## [Exercise prompt]
Without the images, write out the whole listing exactly.
= = = = = = =
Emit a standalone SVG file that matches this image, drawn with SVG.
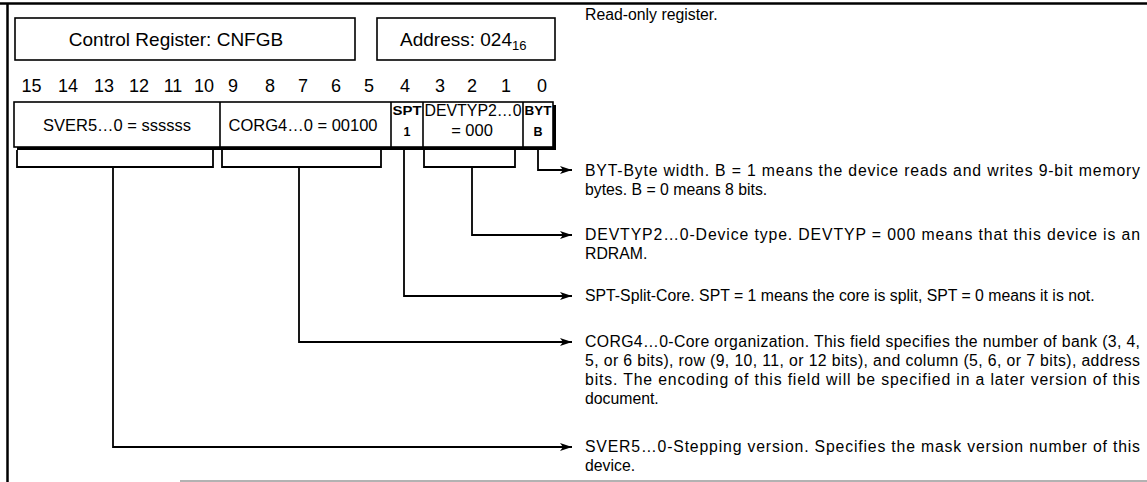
<svg xmlns="http://www.w3.org/2000/svg" width="1147" height="482" viewBox="0 0 1147 482">
<defs>
<marker id="ah" viewBox="0 0 12 8" refX="12" refY="4" markerWidth="12" markerHeight="8" markerUnits="userSpaceOnUse" orient="auto">
<path d="M0,0 L12,4 L0,8 L3,4 Z" fill="#000"/>
</marker>
<style>
text{font-family:"Liberation Sans",Arial,sans-serif;fill:#000}
.t{font-size:15.8px}
.big{font-size:19px}
.bit{font-size:18px}
.mid{font-size:16.5px}
.sm{font-size:12.5px;font-weight:bold}
.box{fill:#fff;stroke:#000;stroke-width:1.6}
.ln{fill:none;stroke:#000;stroke-width:1.8}
.c{text-anchor:middle}
</style>
</defs>
<rect width="1147" height="482" fill="#fff"/>
<g id="frame">
<line x1="0" y1="3.5" x2="1147" y2="3.5" stroke="#000" stroke-width="2.5"/>
<line x1="7.5" y1="3" x2="7.5" y2="482" stroke="#000" stroke-width="2.5"/>
<line x1="180" y1="481" x2="1147" y2="481" stroke="#999" stroke-width="1.5"/>
</g>
<g id="title">
<rect class="box" x="15" y="18" width="340" height="42"/>
<text class="big c" x="176" y="46">Control Register: CNFGB</text>
</g>
<g id="address">
<rect class="box" x="377" y="18" width="178" height="42"/>
<text class="big" x="400" y="46">Address: 024<tspan font-size="13" dy="4">16</tspan></text>
</g>
<g id="bits" class="bit c">
<text x="31.5" y="92">15</text><text x="68" y="92">14</text><text x="104" y="92">13</text><text x="139" y="92">12</text><text x="173" y="92">11</text><text x="204" y="92">10</text>
<text x="233" y="92">9</text><text x="270" y="92">8</text><text x="303" y="92">7</text><text x="336" y="92">6</text><text x="369" y="92">5</text>
<text x="405" y="92">4</text><text x="440" y="92">3</text><text x="472" y="92">2</text><text x="506" y="92">1</text><text x="542" y="92">0</text>
</g>
<g id="register">
<rect x="17" y="105" width="539" height="45" fill="#000"/>
<rect class="box" x="14" y="102" width="539" height="45"/>
<line x1="220" y1="102" x2="220" y2="147" stroke="#000" stroke-width="1.6"/>
<line x1="391" y1="102" x2="391" y2="147" stroke="#000" stroke-width="1.6"/>
<line x1="423" y1="102" x2="423" y2="147" stroke="#000" stroke-width="1.6"/>
<line x1="523" y1="102" x2="523" y2="147" stroke="#000" stroke-width="1.6"/>
</g>
<g id="field-sver"><text class="mid c" x="117" y="131">SVER5…0 = ssssss</text></g>
<g id="field-corg"><text class="mid c" x="303" y="131">CORG4…0 = 00100</text></g>
<g id="field-spt"><text class="sm c" x="407" y="115" textLength="29" lengthAdjust="spacingAndGlyphs">SPT</text><text class="sm c" x="407" y="136">1</text></g>
<g id="field-devtyp"><text class="mid c" x="473" y="116" textLength="97" lengthAdjust="spacingAndGlyphs">DEVTYP2…0</text><text class="mid c" x="472" y="136">= 000</text></g>
<g id="field-byt"><text class="sm c" x="538" y="115" textLength="27" lengthAdjust="spacingAndGlyphs">BYT</text><text class="sm c" x="538" y="136">B</text></g>
<g id="connectors">
<path class="ln" d="M538,150 V170 H572" marker-end="url(#ah)"/>
<path class="ln" d="M424,150 V167 H515 V150 M472,167 V235 H572" marker-end="url(#ah)"/>
<path class="ln" d="M404,150 V296 H572" marker-end="url(#ah)"/>
<path class="ln" d="M222,150 V167 H381 V150 M299,167 V342 H572" marker-end="url(#ah)"/>
<path class="ln" d="M17,150 V167 H213 V150 M113,167 V447 H572" marker-end="url(#ah)"/>
</g>
<g id="desc" class="t">
<text x="585" y="20">Read-only register.</text>
<text x="585" y="176" textLength="555" lengthAdjust="spacing">BYT-Byte width. B = 1 means the device reads and writes 9-bit memory</text>
<text x="585" y="195">bytes. B = 0 means 8 bits.</text>
<text x="585" y="240" textLength="555" lengthAdjust="spacing">DEVTYP2…0-Device type. DEVTYP = 000 means that this device is an</text>
<text x="585" y="259">RDRAM.</text>
<text x="585" y="301">SPT-Split-Core. SPT = 1 means the core is split, SPT = 0 means it is not.</text>
<text x="585" y="347" textLength="555" lengthAdjust="spacing">CORG4…0-Core organization. This field specifies the number of bank (3, 4,</text>
<text x="585" y="366" textLength="555" lengthAdjust="spacing">5, or 6 bits), row (9, 10, 11, or 12 bits), and column (5, 6, or 7 bits), address</text>
<text x="585" y="385" textLength="555" lengthAdjust="spacing">bits. The encoding of this field will be specified in a later version of this</text>
<text x="585" y="404">document.</text>
<text x="585" y="452" textLength="555" lengthAdjust="spacing">SVER5…0-Stepping version. Specifies the mask version number of this</text>
<text x="585" y="471">device.</text>
</g>
</svg>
= = = = = = =
## [Answer to the exercise]
Emit a standalone SVG file that matches this image, drawn with SVG.
<svg xmlns="http://www.w3.org/2000/svg" width="1147" height="482" viewBox="0 0 1147 482">
<defs>
<marker id="ah" viewBox="0 0 12 8" refX="12" refY="4" markerWidth="12" markerHeight="8" markerUnits="userSpaceOnUse" orient="auto">
<path d="M0,0 L12,4 L0,8 L3,4 Z" fill="#000"/>
</marker>
<style>
text{font-family:"Liberation Sans",Arial,sans-serif;fill:#000}
.t{font-size:15.8px}
.big{font-size:19px}
.bit{font-size:18px}
.mid{font-size:16.5px}
.sm{font-size:12.5px;font-weight:bold}
.box{fill:#fff;stroke:#000;stroke-width:1.6}
.ln{fill:none;stroke:#000;stroke-width:1.8}
.c{text-anchor:middle}
</style>
</defs>
<rect width="1147" height="482" fill="#fff"/>
<g id="frame">
<line x1="0" y1="3.5" x2="1147" y2="3.5" stroke="#000" stroke-width="2.5"/>
<line x1="7.5" y1="3" x2="7.5" y2="482" stroke="#000" stroke-width="2.5"/>
<line x1="180" y1="481" x2="1147" y2="481" stroke="#999" stroke-width="1.5"/>
</g>
<g id="title">
<rect class="box" x="15" y="18" width="340" height="42"/>
<text class="big c" x="176" y="46">Control Register: CNFGB</text>
</g>
<g id="address">
<rect class="box" x="377" y="18" width="178" height="42"/>
<text class="big" x="400" y="46">Address: 024<tspan font-size="13" dy="4">16</tspan></text>
</g>
<g id="bits" class="bit c">
<text x="31.5" y="92">15</text><text x="68" y="92">14</text><text x="104" y="92">13</text><text x="139" y="92">12</text><text x="173" y="92">11</text><text x="204" y="92">10</text>
<text x="233" y="92">9</text><text x="270" y="92">8</text><text x="303" y="92">7</text><text x="336" y="92">6</text><text x="369" y="92">5</text>
<text x="405" y="92">4</text><text x="440" y="92">3</text><text x="472" y="92">2</text><text x="506" y="92">1</text><text x="542" y="92">0</text>
</g>
<g id="register">
<rect x="17" y="105" width="539" height="45" fill="#000"/>
<rect class="box" x="14" y="102" width="539" height="45"/>
<line x1="220" y1="102" x2="220" y2="147" stroke="#000" stroke-width="1.6"/>
<line x1="391" y1="102" x2="391" y2="147" stroke="#000" stroke-width="1.6"/>
<line x1="423" y1="102" x2="423" y2="147" stroke="#000" stroke-width="1.6"/>
<line x1="523" y1="102" x2="523" y2="147" stroke="#000" stroke-width="1.6"/>
</g>
<g id="field-sver"><text class="mid c" x="117" y="131">SVER5…0 = ssssss</text></g>
<g id="field-corg"><text class="mid c" x="303" y="131">CORG4…0 = 00100</text></g>
<g id="field-spt"><text class="sm c" x="407" y="115" textLength="29" lengthAdjust="spacingAndGlyphs">SPT</text><text class="sm c" x="407" y="136">1</text></g>
<g id="field-devtyp"><text class="mid c" x="473" y="116" textLength="97" lengthAdjust="spacingAndGlyphs">DEVTYP2…0</text><text class="mid c" x="472" y="136">= 000</text></g>
<g id="field-byt"><text class="sm c" x="538" y="115" textLength="27" lengthAdjust="spacingAndGlyphs">BYT</text><text class="sm c" x="538" y="136">B</text></g>
<g id="connectors">
<path class="ln" d="M538,150 V170 H572" marker-end="url(#ah)"/>
<path class="ln" d="M424,150 V167 H515 V150 M472,167 V235 H572" marker-end="url(#ah)"/>
<path class="ln" d="M404,150 V296 H572" marker-end="url(#ah)"/>
<path class="ln" d="M222,150 V167 H381 V150 M299,167 V342 H572" marker-end="url(#ah)"/>
<path class="ln" d="M17,150 V167 H213 V150 M113,167 V447 H572" marker-end="url(#ah)"/>
</g>
<g id="desc" class="t">
<text x="585" y="20">Read-only register.</text>
<text x="585" y="176" textLength="555" lengthAdjust="spacing">BYT-Byte width. B = 1 means the device reads and writes 9-bit memory</text>
<text x="585" y="195">bytes. B = 0 means 8 bits.</text>
<text x="585" y="240" textLength="555" lengthAdjust="spacing">DEVTYP2…0-Device type. DEVTYP = 000 means that this device is an</text>
<text x="585" y="259">RDRAM.</text>
<text x="585" y="301">SPT-Split-Core. SPT = 1 means the core is split, SPT = 0 means it is not.</text>
<text x="585" y="347" textLength="555" lengthAdjust="spacing">CORG4…0-Core organization. This field specifies the number of bank (3, 4,</text>
<text x="585" y="366" textLength="555" lengthAdjust="spacing">5, or 6 bits), row (9, 10, 11, or 12 bits), and column (5, 6, or 7 bits), address</text>
<text x="585" y="385" textLength="555" lengthAdjust="spacing">bits. The encoding of this field will be specified in a later version of this</text>
<text x="585" y="404">document.</text>
<text x="585" y="452" textLength="555" lengthAdjust="spacing">SVER5…0-Stepping version. Specifies the mask version number of this</text>
<text x="585" y="471">device.</text>
</g>
</svg>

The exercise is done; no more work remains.